Explore the nooks and crannies of this speleological wonder as you tour large limestone caves dating back thousands of years ago; likely the birthplace of civilisations in Southeast Asia.
Embark on a 1.5 hours’ drive to Niah National Park; grounds to a network of limestone caves and even an archaeological site. Niah is more than just a large cave; swarms of bats and swiftlets call it home—breathing life to the otherwise desolate cave. A kaleidoscope of culture, history and the wonders of the natural environment, Niah Cave is said to be one of the birthplaces of civilisation in this region of Asia—evident from the discovery of a modern human skull dating back 40,000 years ago. We will stop at Niah town for a quick lunch before proceeding to Niah National Park. Upon arrival, we will cross a narrow river to the park HQ where we will learn about the archaeological site at the Niah Archaeology Museum, as well as peruse through various exhibits including the replica of the 40,000-year-old skull and a burial canoe.
Next on our journey, we will embark on a short 3.5km (approximately one hour) trek to the Niah Great Cave, appreciating the beauty of native flora along the way. Look out for Giant Pandanus plants, towering at twice the size of a full-grown man; various fungi and orchids as well as small animals, adding colour and sound to the dense primary rainforest. The first cave we will encounter is the Trader’s Cave—so named as it was a trading hub for bird’s nests and guano traders once upon a time. Moving on, we will approach the west side of the Great Cave. True to its name, its high ceilings and large caverns draped with jagged stalagmites, stalactites and drooping creepers paint quite the imposing picture. As we venture deeper, we will come across the Dark Cave and Moon Cave, illuminated only by thin shafts of light. This is where your torchlight will come in handy to view the unique rock formations.

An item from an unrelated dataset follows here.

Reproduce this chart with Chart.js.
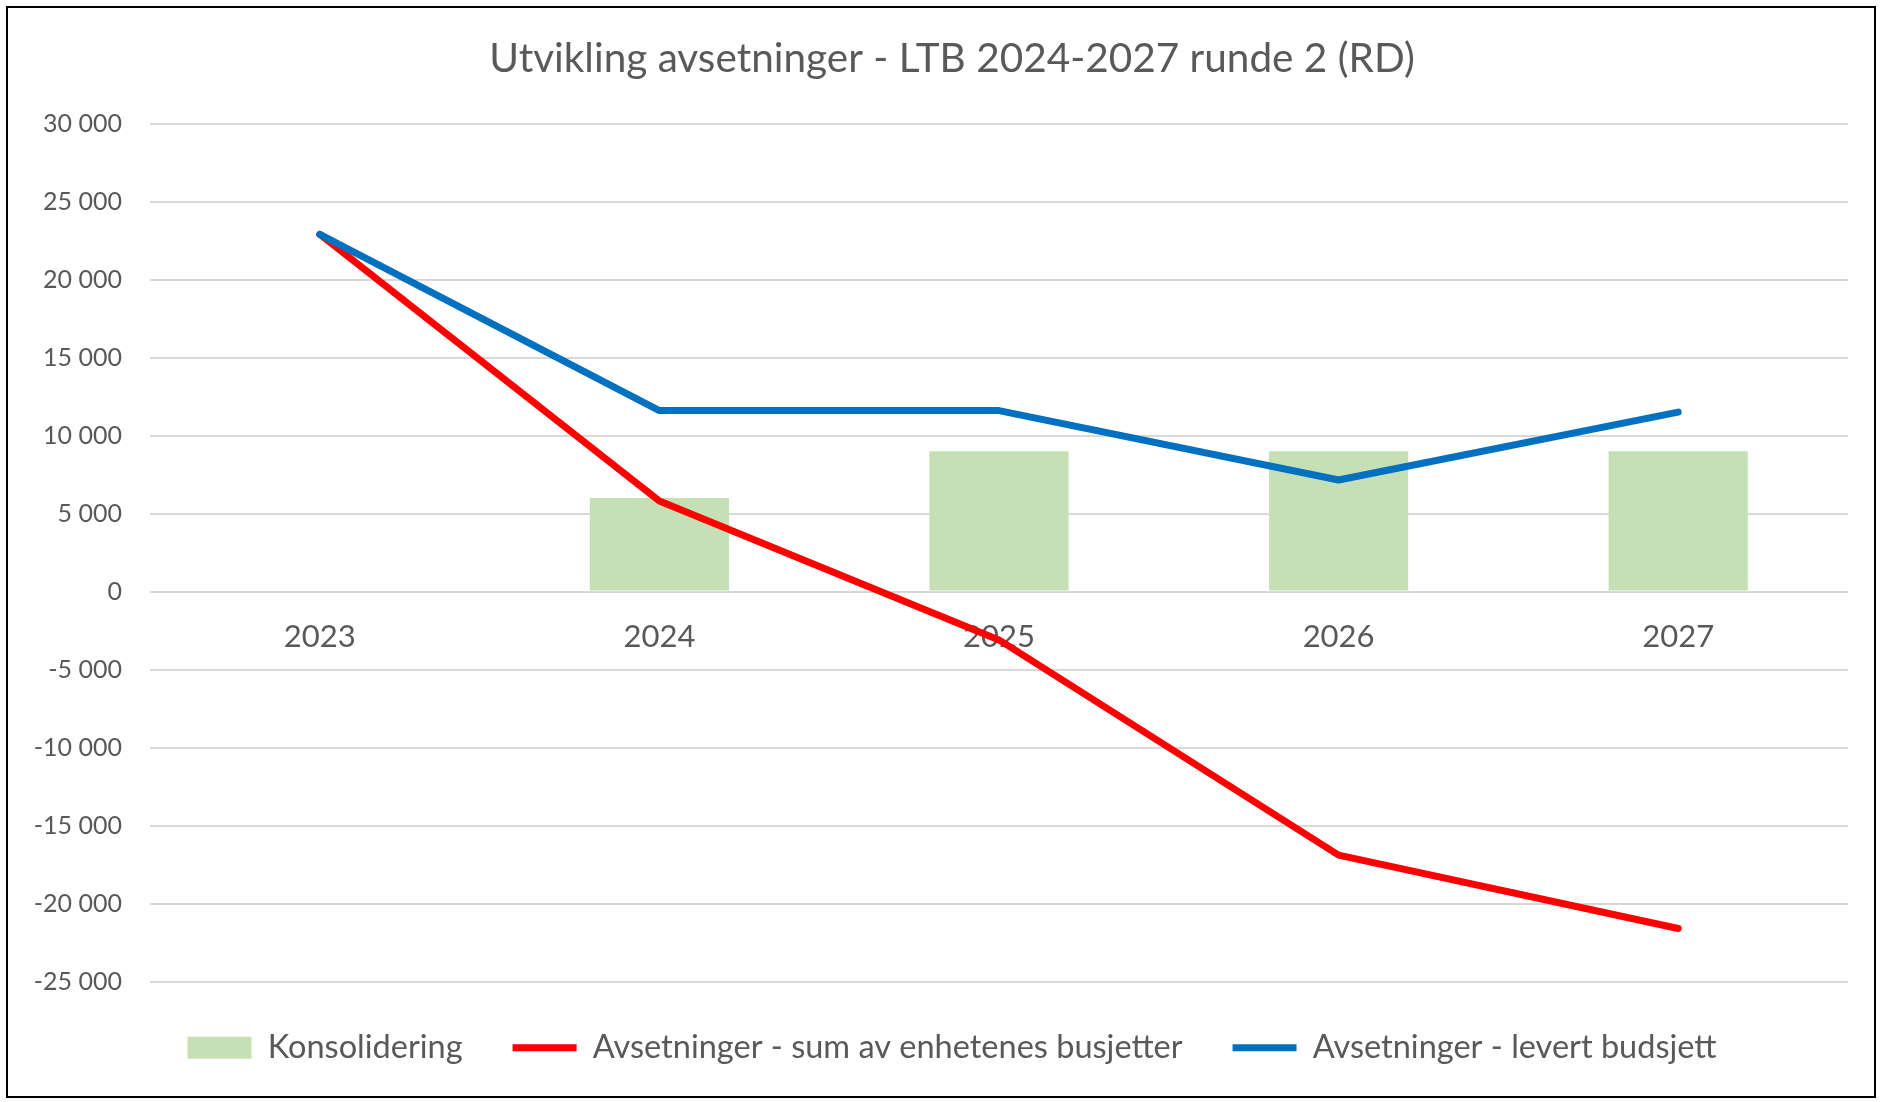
<!DOCTYPE html>
<html>
<head>
<meta charset="utf-8">
<script src="https://cdn.jsdelivr.net/npm/chart.js@4.4.1/dist/chart.umd.min.js"></script>
<style>
  html, body { margin: 0; padding: 0; background: #fff; }
  canvas { display: block; }
</style>
</head>
<body>
<canvas id="chart" width="1881" height="1102"></canvas>
<script>
const years = ['2023', '2024', '2025', '2026', '2027'];
const konsolidering = [null, 6000, 9000, 9000, 9000];
const sumEnheter = [22900, 5800, -3100, -16900, -21600];
const levertBudsjett = [22900, 11600, 11600, 7150, 11500];

const seriesNames = [
    'Konsolidering',
    'Avsetninger - sum av enhetenes busjetter',
    'Avsetninger - levert budsjett'
];

const grey = '#595959';
const font = 'Lato';

// thousands with a space, like the Norwegian Excel original
const fmt = v => {
    const s = String(Math.abs(v)).replace(/\B(?=(\d{3})+(?!\d))/g, ' ');
    return v < 0 ? '-' + s : s;
};

// outer frame like the exported chart area
const frame = {
    id: 'frame',
    afterDraw(chart) {
        const ctx = chart.ctx;
        ctx.save();
        ctx.strokeStyle = '#000';
        ctx.lineWidth = 2;
        ctx.strokeRect(7, 7, 1868, 1090);
        ctx.restore();
    }
};

new Chart(document.getElementById('chart'), {
    data: {
        labels: years,
        datasets: [
            {
                type: 'bar',
                label: seriesNames[0],
                data: konsolidering,
                backgroundColor: '#C5E0B4',
                borderWidth: 0,
                categoryPercentage: 1,
                barPercentage: 0.41,
                order: 3
            },
            {
                type: 'line',
                label: seriesNames[1],
                data: sumEnheter,
                borderColor: '#FF0000',
                backgroundColor: '#FF0000',
                borderWidth: 7,
                borderCapStyle: 'round',
                borderJoinStyle: 'round',
                pointRadius: 0,
                tension: 0,
                order: 2
            },
            {
                type: 'line',
                label: seriesNames[2],
                data: levertBudsjett,
                borderColor: '#0070C0',
                backgroundColor: '#0070C0',
                borderWidth: 7,
                borderCapStyle: 'round',
                borderJoinStyle: 'round',
                pointRadius: 0,
                tension: 0,
                order: 1
            }
        ]
    },
    options: {
        responsive: false,
        animation: false,
        devicePixelRatio: 1,
        layout: {
            // title and legend are centred a bit right of the canvas middle
            padding: { left: 23, right: 0, top: 0, bottom: 28 }
        },
        plugins: {
            title: {
                display: true,
                text: 'Utvikling avsetninger - LTB 2024-2027 runde 2 (RD)',
                color: grey,
                font: { family: font, size: 40.5, weight: 'normal', lineHeight: 1.2 },
                padding: { top: 35, bottom: 40 }
            },
            legend: {
                position: 'bottom',
                labels: {
                    color: grey,
                    font: { family: font, size: 32.5 },
                    usePointStyle: true,
                    pointStyleWidth: 64,
                    boxHeight: 22,
                    padding: 50,
                    sort: (a, b) => a.datasetIndex - b.datasetIndex,
                    generateLabels(chart) {
                        const items = Chart.defaults.plugins.legend.labels.generateLabels(chart);
                        items.forEach(it => {
                            const ds = chart.data.datasets[it.datasetIndex];
                            it.pointStyle = ds.type === 'line' ? 'line' : 'rect';
                            if (ds.type === 'line') {
                                it.lineWidth = 7;
                                it.strokeStyle = ds.borderColor;
                            }
                        });
                        return items;
                    }
                }
            },
            tooltip: { enabled: false }
        },
        scales: {
            x: {
                position: { y: 0 },
                grid: { display: false, drawTicks: false },
                border: { display: false },
                ticks: {
                    color: grey,
                    font: { family: font, size: 31 },
                    padding: 27
                }
            },
            y: {
                min: -25000,
                max: 30000,
                afterFit(scale) { scale.width = 127; },
                grid: { color: '#D9D9D9', lineWidth: 2, drawTicks: false },
                border: { display: false },
                ticks: {
                    stepSize: 5000,
                    color: grey,
                    font: { family: font, size: 25 },
                    padding: 28,
                    callback: v => fmt(v)
                }
            },
            // empty right-hand spacer so the plot ends where the original does
            yr: {
                type: 'linear',
                position: 'right',
                afterFit(scale) { scale.width = 33; },
                grid: { display: false, drawTicks: false },
                border: { display: false },
                ticks: { display: false }
            }
        }
    },
    plugins: [frame]
});
</script>
</body>
</html>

Continue along the plank walk for a short distance before arriving at the Painted Cave. Vastly different from the previous caves—each, alluring in its own right—it is often discussed amongst circles of spelunkers. This is where the “death-ships” and paintings are found; depicting ancient practices and rituals from a long forgotten time. With its tranquil ambience, it is no wonder the ancient inhabitants found it ideal to lay their dead to rest. The longboats depicted on the cave walls are vehicles to ferry the deceased to the land of the dead. After that, we will trek back to the park HQ for you to be transferred back to your hotel in Miri, concluding your exciting adventure.